GOAL OF THE EXERCISE
Only the lines from the one containing "Output the web" through the one containing "const klraRegionMb = [131.82, 132.94];" should be duplicated, exactly as they appear. Pictures are to be left out.

━━━━━━━━━━━━━━━━━━━━

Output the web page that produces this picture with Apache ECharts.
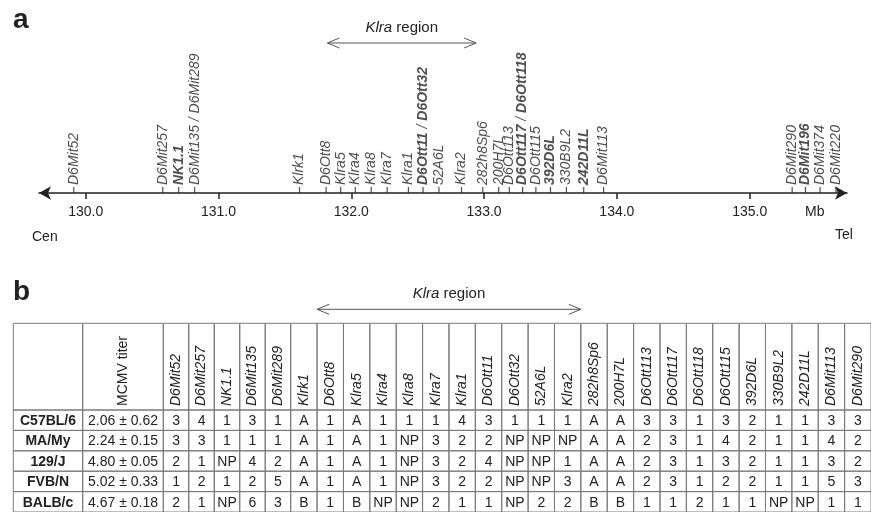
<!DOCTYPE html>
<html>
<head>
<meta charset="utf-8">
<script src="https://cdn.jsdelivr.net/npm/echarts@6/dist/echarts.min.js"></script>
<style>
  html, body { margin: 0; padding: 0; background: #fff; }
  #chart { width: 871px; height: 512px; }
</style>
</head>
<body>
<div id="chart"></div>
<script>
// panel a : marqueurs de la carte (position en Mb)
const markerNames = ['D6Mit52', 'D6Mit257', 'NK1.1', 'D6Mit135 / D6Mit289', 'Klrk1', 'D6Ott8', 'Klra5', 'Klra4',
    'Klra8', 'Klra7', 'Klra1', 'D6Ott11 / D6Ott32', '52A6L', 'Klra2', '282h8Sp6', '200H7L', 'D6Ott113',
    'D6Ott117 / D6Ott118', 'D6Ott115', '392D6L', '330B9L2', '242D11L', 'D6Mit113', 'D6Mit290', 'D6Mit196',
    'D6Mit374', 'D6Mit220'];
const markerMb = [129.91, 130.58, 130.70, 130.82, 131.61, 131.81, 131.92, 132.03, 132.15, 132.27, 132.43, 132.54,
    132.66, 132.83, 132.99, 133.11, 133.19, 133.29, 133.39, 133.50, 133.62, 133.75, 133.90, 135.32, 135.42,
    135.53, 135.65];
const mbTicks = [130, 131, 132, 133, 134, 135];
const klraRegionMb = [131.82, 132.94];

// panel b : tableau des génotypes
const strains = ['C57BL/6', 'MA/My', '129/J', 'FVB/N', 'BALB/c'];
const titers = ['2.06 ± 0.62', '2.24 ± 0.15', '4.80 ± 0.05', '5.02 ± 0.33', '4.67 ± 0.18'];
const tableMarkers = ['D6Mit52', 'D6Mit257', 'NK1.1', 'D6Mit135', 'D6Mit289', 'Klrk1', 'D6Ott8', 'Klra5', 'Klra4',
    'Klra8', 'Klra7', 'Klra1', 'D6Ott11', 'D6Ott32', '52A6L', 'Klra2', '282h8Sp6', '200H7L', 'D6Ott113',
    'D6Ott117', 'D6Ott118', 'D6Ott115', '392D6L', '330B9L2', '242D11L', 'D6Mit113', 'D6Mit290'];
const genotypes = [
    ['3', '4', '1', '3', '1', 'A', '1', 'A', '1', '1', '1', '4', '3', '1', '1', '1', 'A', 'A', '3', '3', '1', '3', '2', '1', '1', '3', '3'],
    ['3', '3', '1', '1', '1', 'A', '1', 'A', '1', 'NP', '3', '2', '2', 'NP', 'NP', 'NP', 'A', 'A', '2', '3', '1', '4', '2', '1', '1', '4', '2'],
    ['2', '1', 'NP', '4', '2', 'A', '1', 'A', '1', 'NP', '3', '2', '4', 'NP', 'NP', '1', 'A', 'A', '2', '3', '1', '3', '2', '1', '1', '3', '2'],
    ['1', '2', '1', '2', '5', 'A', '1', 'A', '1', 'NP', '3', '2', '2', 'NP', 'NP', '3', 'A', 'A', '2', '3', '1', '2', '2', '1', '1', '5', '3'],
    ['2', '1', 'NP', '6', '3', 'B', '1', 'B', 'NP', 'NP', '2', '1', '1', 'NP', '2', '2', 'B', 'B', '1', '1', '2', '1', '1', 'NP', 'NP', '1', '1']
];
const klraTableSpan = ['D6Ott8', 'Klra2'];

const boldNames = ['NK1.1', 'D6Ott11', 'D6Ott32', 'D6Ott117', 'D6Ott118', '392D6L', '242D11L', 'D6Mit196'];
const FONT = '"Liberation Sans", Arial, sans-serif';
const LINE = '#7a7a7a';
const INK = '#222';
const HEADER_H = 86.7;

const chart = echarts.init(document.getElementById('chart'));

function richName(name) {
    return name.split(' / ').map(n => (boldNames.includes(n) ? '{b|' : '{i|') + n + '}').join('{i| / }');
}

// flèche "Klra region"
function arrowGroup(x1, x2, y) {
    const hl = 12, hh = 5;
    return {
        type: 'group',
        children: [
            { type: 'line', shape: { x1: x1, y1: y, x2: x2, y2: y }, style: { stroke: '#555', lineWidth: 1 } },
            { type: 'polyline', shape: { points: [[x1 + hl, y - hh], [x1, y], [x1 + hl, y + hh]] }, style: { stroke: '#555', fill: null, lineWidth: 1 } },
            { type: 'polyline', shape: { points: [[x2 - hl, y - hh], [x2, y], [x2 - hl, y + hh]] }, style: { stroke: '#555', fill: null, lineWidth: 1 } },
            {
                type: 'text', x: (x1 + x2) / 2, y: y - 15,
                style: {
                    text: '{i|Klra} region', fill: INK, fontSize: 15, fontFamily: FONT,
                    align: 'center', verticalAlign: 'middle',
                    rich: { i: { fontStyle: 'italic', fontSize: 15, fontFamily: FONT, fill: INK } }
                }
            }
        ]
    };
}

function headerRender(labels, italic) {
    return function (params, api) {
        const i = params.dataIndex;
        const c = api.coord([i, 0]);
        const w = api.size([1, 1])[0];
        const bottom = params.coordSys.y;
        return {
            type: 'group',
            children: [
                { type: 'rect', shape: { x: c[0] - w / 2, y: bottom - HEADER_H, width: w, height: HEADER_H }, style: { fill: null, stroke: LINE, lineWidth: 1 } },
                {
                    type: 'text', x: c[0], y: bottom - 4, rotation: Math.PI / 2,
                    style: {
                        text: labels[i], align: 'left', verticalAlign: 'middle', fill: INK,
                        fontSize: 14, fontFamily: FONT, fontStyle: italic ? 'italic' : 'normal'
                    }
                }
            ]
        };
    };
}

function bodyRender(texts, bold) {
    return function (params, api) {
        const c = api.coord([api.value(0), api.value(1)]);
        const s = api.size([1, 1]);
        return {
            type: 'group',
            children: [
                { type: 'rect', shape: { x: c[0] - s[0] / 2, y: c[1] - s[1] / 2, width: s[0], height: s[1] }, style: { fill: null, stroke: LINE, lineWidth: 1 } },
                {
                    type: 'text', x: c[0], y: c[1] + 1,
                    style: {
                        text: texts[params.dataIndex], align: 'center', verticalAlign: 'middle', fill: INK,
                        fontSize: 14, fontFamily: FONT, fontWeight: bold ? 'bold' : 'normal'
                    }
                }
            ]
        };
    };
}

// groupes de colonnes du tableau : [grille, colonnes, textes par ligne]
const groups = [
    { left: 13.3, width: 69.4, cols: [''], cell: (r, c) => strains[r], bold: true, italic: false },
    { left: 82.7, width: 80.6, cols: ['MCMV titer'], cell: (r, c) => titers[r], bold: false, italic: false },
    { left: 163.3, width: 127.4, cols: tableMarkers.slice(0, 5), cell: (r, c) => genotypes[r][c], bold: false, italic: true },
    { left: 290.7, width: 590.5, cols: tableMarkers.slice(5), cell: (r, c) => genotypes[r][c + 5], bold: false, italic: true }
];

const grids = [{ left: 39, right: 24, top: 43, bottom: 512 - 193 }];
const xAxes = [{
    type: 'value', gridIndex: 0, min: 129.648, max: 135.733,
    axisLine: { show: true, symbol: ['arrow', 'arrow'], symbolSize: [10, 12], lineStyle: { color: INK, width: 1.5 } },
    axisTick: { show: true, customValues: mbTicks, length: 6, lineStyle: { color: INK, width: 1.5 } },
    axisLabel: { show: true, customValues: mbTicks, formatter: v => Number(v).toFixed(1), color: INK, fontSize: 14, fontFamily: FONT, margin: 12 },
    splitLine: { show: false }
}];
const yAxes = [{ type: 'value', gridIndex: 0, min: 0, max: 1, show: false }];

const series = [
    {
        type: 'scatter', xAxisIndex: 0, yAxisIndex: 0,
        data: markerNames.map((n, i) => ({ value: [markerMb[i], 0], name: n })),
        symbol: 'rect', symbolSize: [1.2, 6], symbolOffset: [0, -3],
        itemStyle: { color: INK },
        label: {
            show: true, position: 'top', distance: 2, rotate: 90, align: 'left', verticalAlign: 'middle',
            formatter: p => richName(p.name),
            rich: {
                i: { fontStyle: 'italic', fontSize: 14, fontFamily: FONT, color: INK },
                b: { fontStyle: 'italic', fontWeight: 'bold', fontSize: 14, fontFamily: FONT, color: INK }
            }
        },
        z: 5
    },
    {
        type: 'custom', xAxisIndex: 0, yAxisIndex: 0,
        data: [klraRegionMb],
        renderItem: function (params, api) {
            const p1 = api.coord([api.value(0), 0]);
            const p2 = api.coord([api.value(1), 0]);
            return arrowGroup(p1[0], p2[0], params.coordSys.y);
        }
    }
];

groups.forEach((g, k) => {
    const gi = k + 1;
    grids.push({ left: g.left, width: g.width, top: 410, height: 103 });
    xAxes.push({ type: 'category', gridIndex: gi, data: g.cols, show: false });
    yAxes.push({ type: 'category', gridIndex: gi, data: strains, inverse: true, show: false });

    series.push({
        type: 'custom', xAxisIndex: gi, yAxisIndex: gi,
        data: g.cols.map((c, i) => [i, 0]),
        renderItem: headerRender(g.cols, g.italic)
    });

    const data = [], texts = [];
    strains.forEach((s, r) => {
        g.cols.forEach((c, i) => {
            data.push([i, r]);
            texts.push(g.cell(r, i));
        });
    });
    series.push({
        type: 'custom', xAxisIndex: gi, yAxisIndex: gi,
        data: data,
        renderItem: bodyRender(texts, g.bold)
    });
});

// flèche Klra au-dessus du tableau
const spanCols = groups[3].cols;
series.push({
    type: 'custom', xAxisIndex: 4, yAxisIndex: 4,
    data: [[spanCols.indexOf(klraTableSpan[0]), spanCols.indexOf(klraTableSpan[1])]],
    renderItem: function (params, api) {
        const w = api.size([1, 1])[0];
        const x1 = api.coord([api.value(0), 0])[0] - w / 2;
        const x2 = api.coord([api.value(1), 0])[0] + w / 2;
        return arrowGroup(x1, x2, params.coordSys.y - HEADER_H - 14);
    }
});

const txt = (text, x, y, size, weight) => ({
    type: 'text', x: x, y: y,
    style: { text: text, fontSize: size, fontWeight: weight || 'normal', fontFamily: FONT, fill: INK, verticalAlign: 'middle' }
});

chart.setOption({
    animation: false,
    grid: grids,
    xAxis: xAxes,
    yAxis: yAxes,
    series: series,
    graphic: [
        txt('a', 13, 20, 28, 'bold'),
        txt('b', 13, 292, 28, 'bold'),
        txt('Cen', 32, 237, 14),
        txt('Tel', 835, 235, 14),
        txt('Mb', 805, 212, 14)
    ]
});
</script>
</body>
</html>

━━━━━━━━━━━━━━━━━━━━

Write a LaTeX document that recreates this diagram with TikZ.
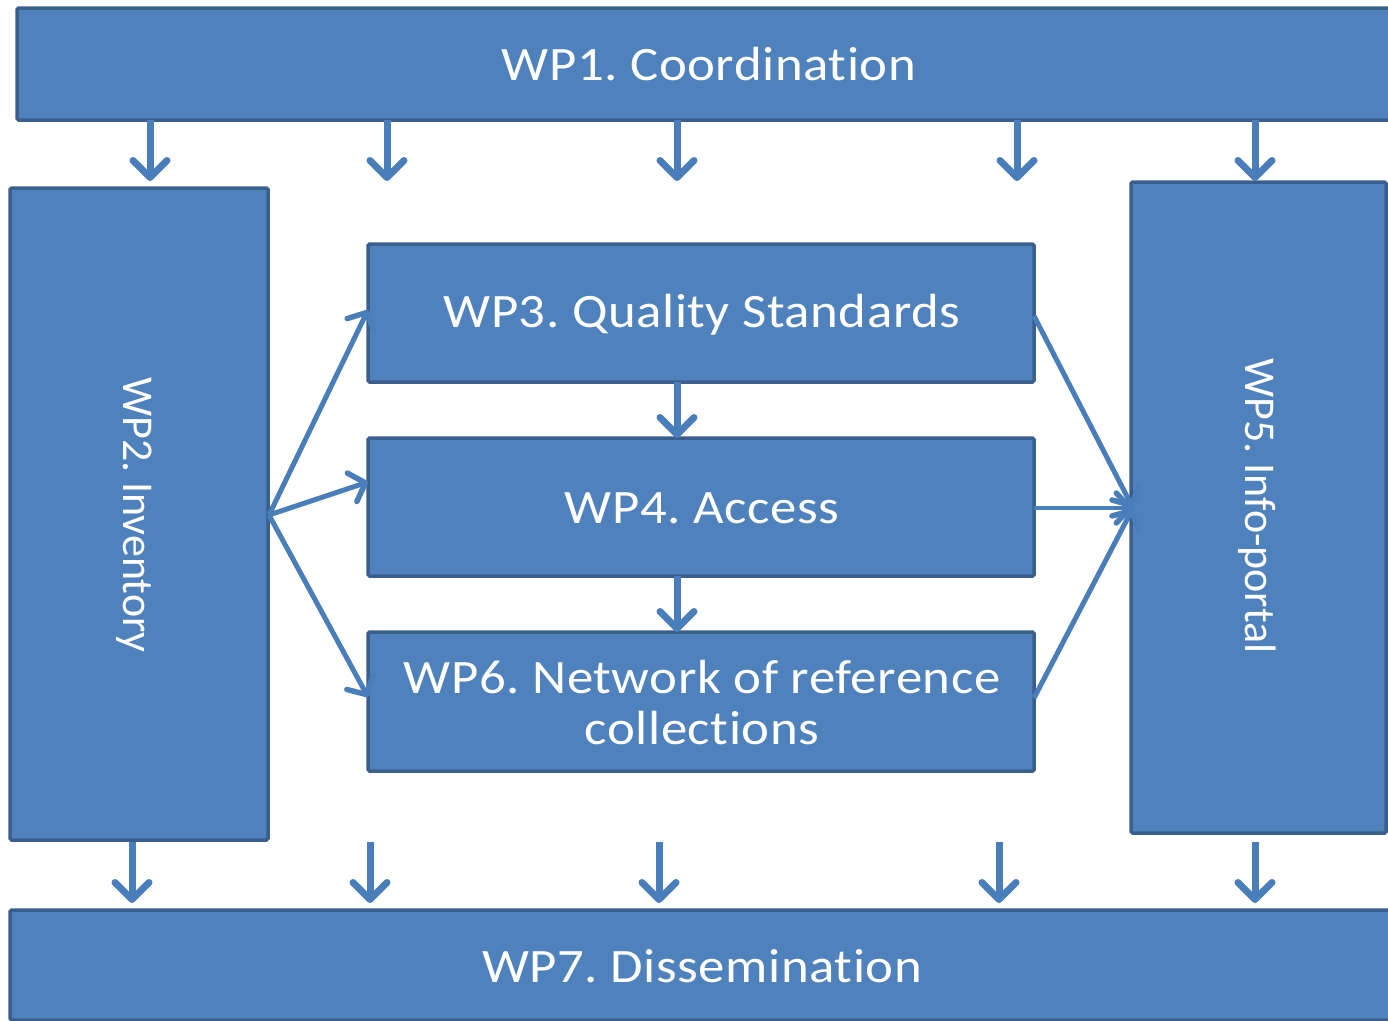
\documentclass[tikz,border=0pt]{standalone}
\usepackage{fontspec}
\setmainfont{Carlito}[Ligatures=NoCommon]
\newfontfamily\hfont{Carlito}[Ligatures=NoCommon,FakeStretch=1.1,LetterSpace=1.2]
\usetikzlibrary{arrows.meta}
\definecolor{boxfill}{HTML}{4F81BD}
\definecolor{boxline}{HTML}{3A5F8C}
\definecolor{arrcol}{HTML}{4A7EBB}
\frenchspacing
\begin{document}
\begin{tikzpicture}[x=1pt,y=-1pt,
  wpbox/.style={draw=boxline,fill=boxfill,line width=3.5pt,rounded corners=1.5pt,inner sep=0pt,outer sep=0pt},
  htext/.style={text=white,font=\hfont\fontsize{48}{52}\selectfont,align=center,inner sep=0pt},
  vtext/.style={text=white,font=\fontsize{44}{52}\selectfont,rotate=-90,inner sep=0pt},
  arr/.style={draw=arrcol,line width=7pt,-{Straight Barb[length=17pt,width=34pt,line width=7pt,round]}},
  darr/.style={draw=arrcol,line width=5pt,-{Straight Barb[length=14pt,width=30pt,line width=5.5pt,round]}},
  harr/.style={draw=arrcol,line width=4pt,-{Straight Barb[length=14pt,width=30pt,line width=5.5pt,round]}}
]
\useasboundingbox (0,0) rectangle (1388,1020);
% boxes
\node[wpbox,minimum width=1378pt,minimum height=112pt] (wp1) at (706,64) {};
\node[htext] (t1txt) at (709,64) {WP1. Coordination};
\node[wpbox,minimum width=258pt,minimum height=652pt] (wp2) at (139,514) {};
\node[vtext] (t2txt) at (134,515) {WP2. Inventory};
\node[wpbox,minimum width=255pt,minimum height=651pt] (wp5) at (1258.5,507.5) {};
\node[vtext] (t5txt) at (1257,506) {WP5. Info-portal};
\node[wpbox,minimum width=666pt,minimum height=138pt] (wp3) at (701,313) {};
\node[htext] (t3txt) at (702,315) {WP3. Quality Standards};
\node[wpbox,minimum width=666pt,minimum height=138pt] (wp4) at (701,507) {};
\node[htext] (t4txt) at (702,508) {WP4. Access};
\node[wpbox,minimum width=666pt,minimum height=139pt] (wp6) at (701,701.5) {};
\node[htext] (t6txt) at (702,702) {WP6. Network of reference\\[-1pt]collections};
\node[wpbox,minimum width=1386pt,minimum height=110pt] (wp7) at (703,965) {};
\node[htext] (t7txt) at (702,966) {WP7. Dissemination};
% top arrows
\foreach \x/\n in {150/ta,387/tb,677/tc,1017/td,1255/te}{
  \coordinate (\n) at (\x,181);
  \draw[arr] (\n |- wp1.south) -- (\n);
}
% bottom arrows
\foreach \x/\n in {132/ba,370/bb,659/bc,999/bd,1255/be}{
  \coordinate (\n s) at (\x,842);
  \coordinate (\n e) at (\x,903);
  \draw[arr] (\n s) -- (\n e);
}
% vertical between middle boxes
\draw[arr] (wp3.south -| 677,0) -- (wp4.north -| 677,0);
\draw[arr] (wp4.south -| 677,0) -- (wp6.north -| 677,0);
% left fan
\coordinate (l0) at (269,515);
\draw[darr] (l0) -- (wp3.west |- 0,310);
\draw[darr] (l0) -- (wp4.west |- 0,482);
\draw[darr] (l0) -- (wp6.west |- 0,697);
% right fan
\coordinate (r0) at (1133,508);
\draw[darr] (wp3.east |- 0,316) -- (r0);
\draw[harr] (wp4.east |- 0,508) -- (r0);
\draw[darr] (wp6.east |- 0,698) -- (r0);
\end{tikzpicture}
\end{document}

━━━━━━━━━━━━━━━━━━━━

WORKED SOLUTION
Output the web page that produces this picture with Apache ECharts.
<!DOCTYPE html>
<html>
<head>
<meta charset="utf-8">
<script src="https://cdn.jsdelivr.net/npm/echarts@6/dist/echarts.min.js"></script>
<style>
  html, body { margin: 0; padding: 0; background: #fff; }
  #chart { width: 871px; height: 512px; }
</style>
</head>
<body>
<div id="chart"></div>
<script>
// panel a : marqueurs de la carte (position en Mb)
const markerNames = ['D6Mit52', 'D6Mit257', 'NK1.1', 'D6Mit135 / D6Mit289', 'Klrk1', 'D6Ott8', 'Klra5', 'Klra4',
    'Klra8', 'Klra7', 'Klra1', 'D6Ott11 / D6Ott32', '52A6L', 'Klra2', '282h8Sp6', '200H7L', 'D6Ott113',
    'D6Ott117 / D6Ott118', 'D6Ott115', '392D6L', '330B9L2', '242D11L', 'D6Mit113', 'D6Mit290', 'D6Mit196',
    'D6Mit374', 'D6Mit220'];
const markerMb = [129.91, 130.58, 130.70, 130.82, 131.61, 131.81, 131.92, 132.03, 132.15, 132.27, 132.43, 132.54,
    132.66, 132.83, 132.99, 133.11, 133.19, 133.29, 133.39, 133.50, 133.62, 133.75, 133.90, 135.32, 135.42,
    135.53, 135.65];
const mbTicks = [130, 131, 132, 133, 134, 135];
const klraRegionMb = [131.82, 132.94];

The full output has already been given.